By 1983, the discovery that 39 native species in the garden were rare or endangered species led to the creation of the Seed Bank for Rare and Endangered Species of the Pacific Northwest. This was thought to be the first seed bank in the U.S. devoted entirely to preserving rare native plants. The seed bank consists of more than 14,000 accessions (packages of seed) from more than 300 rare or endangered plants of the Pacific Northwest.

The garden and home at the garden were added to the National Register of Historic Places in December 2002 as the Rae Selling Berry Garden and House. In January 2010, The Friends, citing financial problems, decided to sell the garden but to preserve the conservation program with help from Portland State University (PSU).

==Collections==

The garden continued to develop after it became a nonprofit organization. Its major collections included primulas (commonly called primroses), many of which started from seeds from Asian plant expeditions augmented by international seed exchanges. Primroses are found mainly in mountainous parts of the Northern Hemisphere. Berry produced several varieties of her own including "Snow Lady" and "Purple Spark".

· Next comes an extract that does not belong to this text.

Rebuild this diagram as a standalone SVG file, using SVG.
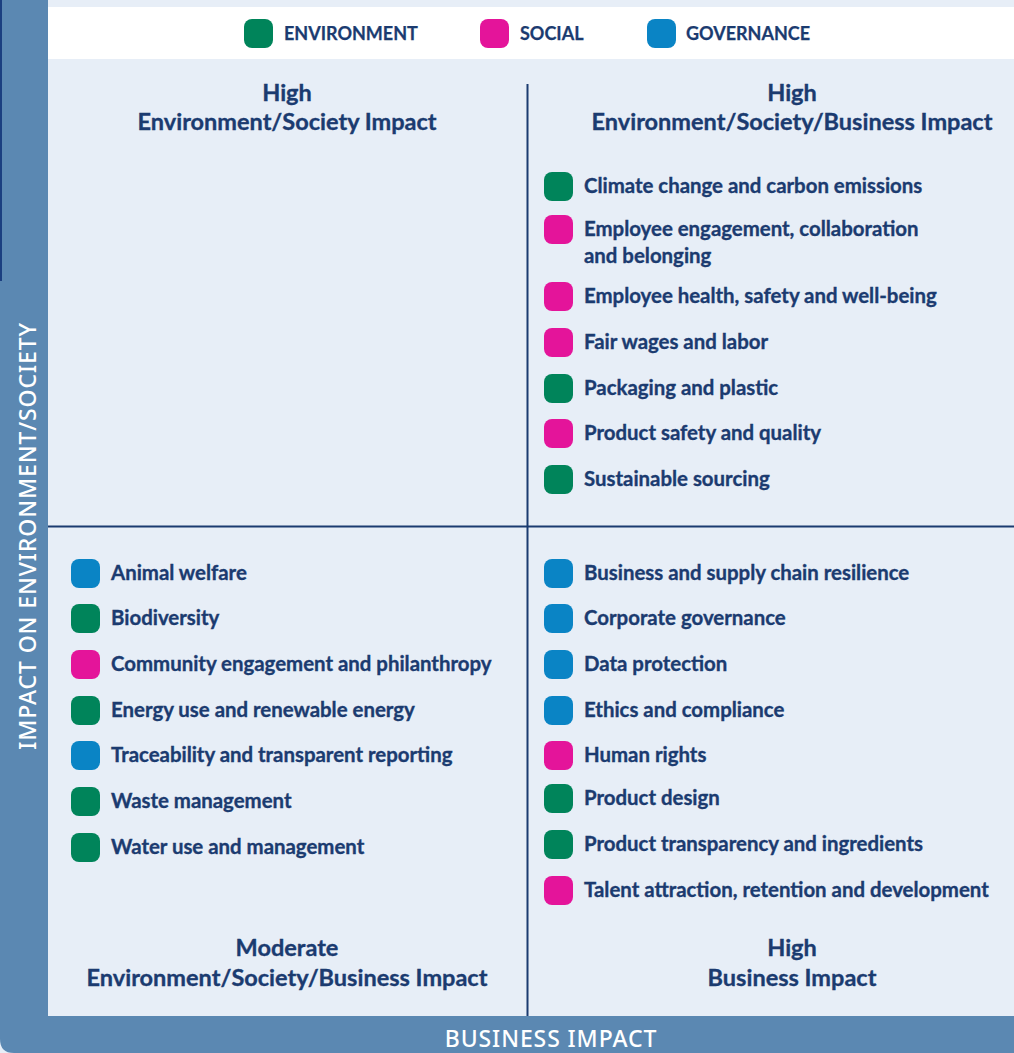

Another major collection consisted of high-mountain alpine and subalpine plants. Keeping the most delicate specimens in cold frames or in log beds behind the house, Berry expanded her collection through exchanges with other gardeners, her own expeditions, and from plant explorers in Asia. The log-bed section of the garden gave way after 1980 to a rock garden with an alpine bog. Insiders' Guide to Portland calls it "the largest public rock garden on the West Coast".

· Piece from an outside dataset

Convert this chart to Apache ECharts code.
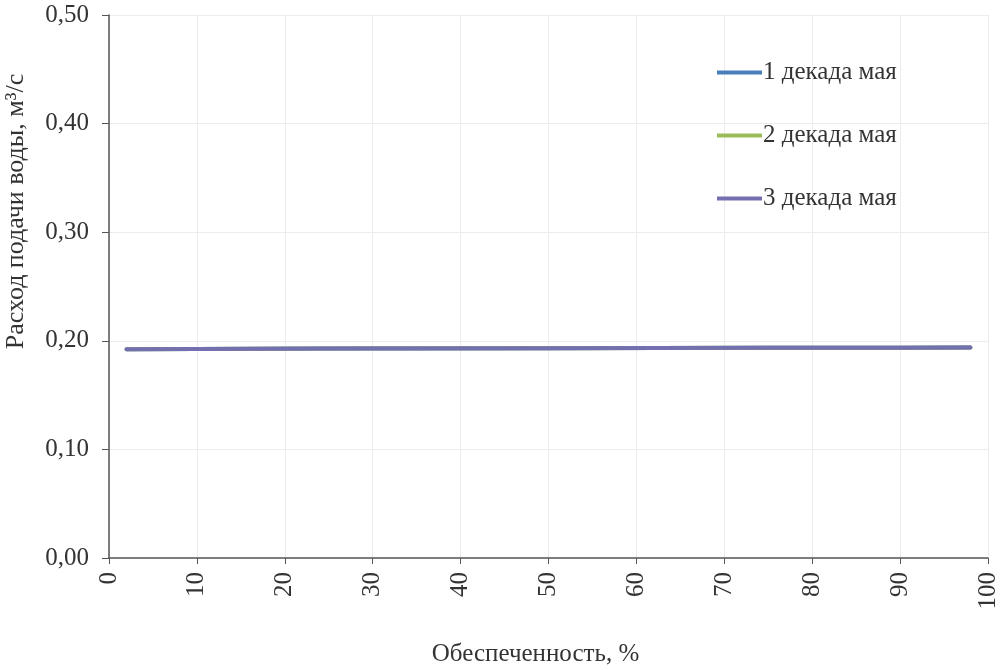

Rhododendrons made up a third major collection. Many of the seeds, acquired from plant explorers in Asia, began their lives on the Berry family's prior home in Irvington and were transplanted to the garden. Berry's collection grew to include more than 2,000 specimens representing 160 species. Dwarf species grew in the rock garden, and two species, R. decorum and R. calophytum, formed a forest of more than 150 mature plants.

Native plants from the Pacific Northwest comprised a fourth major collection, which included about 200 of the roughly 5,000 native plants in the region. These plants were found in all parts of the garden, especially along a native-plant trail, in the rock garden, and in the water garden.

Lilies made up a fifth major collection started in 1979 when the garden's board of directors decided to provide sanctuary for many species of the genus Lilium found in the wild in the Northwest and along the West Coast. The lilies were stored as seed or planted in suitable locations throughout the garden.